Bertie Ahern has said each of his Fianna Fáil cabinet colleagues broke down in tears when he told them he was stepping down as party leader.
He told them last Wednesday of his decision to quit on as Taoiseach on 6 May, hours before making it public.
"It was the first time in my life I wanted to get out of a Fianna Fáil meeting quickly, when all the men and all the women were collectively crying.
"I said: 'I don't need any more of this, get me out of here'."
It was confirmed on Saturday that Mr Ahern's successor as Taoiseach and Fianna Fáil leader would be Brian Cowen, the only candidate to put himself forward for the post.
Mr Ahern made his announcement a day after he began a court challenge to limit the work of a public inquiry probing planning corruption in the 1990s.
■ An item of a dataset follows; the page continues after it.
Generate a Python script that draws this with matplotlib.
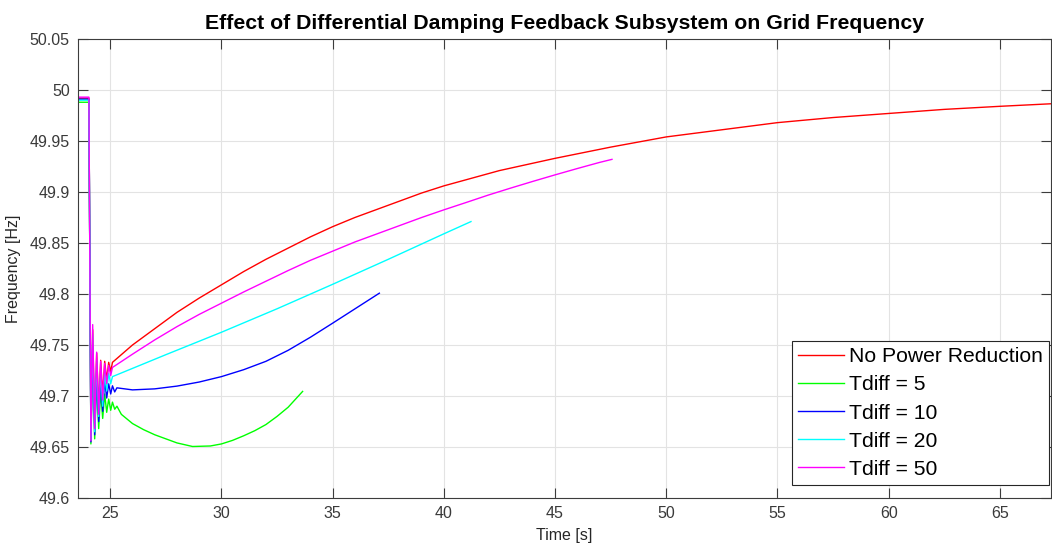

He told RTÉ on Sunday that if he had stayed on as Taoiseach, he would have been in and out of Mahon Tribunal hearings going over "old nonsense" about his financial transactions.
"I said I will save myself and everyone else all of that, rather than letting that sort of stuff feed into what has been a great 31 years - I'd give myself a nice break," he said.
He said he made the decision while considering his political legacy as he reflected on the Good Friday Agreement negotiations and its implementation.
His role in the 1998 Agreement is seen as one of his key achievements, and Mr Ahern said he retained his hope of a united Ireland, "but based on the principles of consent".
"It can only happen in the long term... where our shared history becomes our shared future and where people would see that it is better on the island of Ireland that one administration is better than being answerable to a British establishment," he said.